OBJECTIVE: Starting at the first line of the listing below, repeat each line up to and including the one containing "plt.rcParams['font.weight'] = 'bold'". Leave out pictures.

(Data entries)
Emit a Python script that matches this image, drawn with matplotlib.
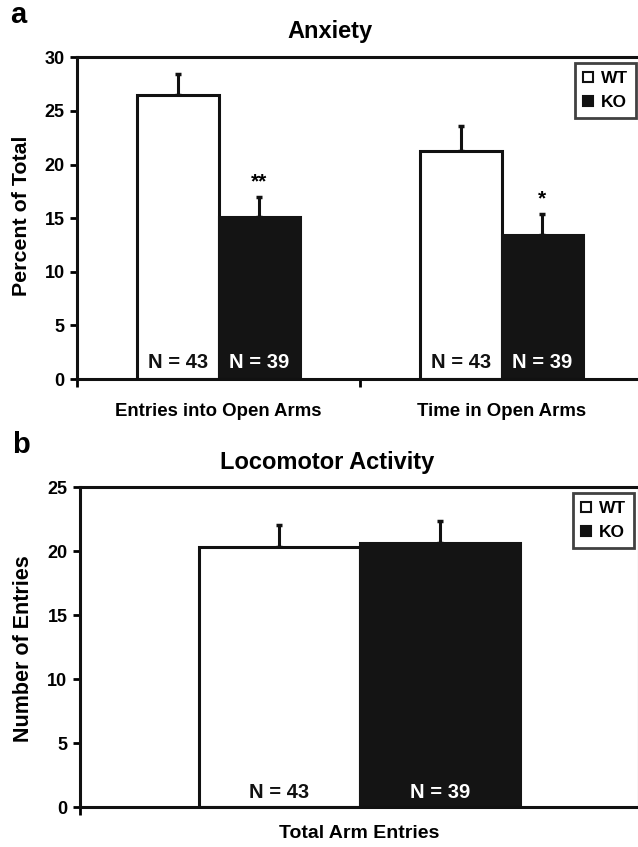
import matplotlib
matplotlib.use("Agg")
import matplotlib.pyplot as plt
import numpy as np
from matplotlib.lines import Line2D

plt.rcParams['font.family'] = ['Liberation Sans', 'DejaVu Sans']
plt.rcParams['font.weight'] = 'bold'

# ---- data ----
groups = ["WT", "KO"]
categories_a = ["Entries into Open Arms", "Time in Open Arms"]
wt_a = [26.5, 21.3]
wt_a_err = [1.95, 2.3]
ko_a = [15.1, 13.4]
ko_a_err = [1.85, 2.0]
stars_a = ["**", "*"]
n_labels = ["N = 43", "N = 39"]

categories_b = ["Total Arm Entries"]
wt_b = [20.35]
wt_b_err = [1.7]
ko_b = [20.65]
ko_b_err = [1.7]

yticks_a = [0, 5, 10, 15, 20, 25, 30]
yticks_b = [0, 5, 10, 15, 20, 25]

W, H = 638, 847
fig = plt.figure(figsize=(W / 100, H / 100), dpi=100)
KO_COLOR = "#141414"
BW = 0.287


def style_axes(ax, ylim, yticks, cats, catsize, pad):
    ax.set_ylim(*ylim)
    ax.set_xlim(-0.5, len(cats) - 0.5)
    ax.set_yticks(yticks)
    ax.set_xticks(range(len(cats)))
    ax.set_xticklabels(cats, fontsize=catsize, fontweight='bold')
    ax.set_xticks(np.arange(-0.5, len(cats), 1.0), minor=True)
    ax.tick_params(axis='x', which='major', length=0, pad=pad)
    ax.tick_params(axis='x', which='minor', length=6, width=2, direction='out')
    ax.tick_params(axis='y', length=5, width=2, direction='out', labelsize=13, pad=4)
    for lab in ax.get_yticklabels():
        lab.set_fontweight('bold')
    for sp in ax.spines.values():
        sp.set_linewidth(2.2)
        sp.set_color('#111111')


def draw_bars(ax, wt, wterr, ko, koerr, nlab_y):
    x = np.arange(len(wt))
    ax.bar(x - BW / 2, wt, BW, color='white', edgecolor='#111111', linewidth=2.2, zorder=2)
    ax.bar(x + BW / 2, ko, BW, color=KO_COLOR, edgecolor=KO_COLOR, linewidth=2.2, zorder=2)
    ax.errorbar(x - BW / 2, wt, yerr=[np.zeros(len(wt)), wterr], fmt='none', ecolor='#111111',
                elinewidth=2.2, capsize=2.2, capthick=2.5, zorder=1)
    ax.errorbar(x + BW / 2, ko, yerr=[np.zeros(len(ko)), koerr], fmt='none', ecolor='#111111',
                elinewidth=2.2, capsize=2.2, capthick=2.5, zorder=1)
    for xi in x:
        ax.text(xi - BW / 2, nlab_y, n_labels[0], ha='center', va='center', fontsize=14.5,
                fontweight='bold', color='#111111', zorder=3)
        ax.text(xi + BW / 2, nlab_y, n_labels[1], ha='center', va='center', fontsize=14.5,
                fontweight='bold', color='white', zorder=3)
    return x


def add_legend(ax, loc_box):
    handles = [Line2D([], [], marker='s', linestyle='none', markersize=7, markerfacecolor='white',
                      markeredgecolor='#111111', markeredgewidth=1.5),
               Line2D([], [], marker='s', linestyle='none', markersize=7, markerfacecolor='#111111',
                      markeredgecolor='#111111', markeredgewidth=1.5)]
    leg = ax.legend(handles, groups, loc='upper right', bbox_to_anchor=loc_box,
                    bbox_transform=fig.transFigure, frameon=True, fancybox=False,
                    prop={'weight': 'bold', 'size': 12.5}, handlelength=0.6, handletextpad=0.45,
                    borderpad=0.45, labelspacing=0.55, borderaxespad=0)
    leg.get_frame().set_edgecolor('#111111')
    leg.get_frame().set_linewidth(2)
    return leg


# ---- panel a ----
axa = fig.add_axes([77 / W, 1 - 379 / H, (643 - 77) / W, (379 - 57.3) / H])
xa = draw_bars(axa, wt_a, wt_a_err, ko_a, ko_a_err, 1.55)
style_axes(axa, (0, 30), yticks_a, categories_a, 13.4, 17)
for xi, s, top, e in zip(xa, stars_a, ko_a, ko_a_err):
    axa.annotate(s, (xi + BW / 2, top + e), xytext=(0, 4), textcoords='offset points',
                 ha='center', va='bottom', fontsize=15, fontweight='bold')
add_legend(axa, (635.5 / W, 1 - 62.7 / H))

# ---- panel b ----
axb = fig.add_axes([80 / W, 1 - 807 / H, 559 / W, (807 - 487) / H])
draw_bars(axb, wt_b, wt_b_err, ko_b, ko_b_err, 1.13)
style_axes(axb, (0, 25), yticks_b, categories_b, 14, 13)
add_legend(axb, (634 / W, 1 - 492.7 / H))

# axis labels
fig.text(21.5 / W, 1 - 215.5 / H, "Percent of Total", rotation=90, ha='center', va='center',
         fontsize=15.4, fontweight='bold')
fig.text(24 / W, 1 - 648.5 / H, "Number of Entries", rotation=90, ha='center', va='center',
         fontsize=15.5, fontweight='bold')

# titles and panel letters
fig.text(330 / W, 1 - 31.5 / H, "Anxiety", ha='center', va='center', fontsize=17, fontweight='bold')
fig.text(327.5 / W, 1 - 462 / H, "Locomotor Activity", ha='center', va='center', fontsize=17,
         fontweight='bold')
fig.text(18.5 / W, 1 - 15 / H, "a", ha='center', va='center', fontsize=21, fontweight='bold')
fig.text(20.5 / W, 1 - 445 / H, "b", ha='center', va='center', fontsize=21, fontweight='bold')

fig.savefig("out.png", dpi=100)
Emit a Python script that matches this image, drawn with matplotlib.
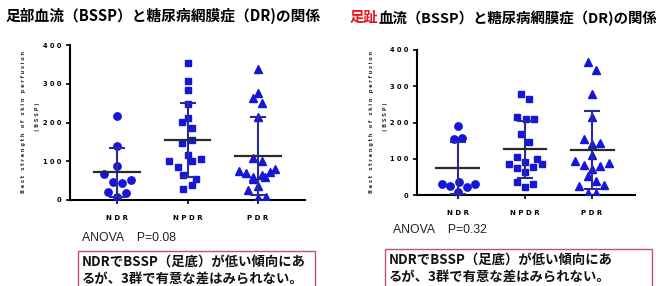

COMPLETE ANSWER:
Emit a Python script that matches this image, drawn with matplotlib.
import matplotlib
matplotlib.use("Agg")
import matplotlib.pyplot as plt
import numpy as np
from matplotlib.lines import Line2D

plt.rcParams['font.family'] = ['Liberation Sans', 'DejaVu Sans']
plt.rcParams['font.weight'] = 'bold'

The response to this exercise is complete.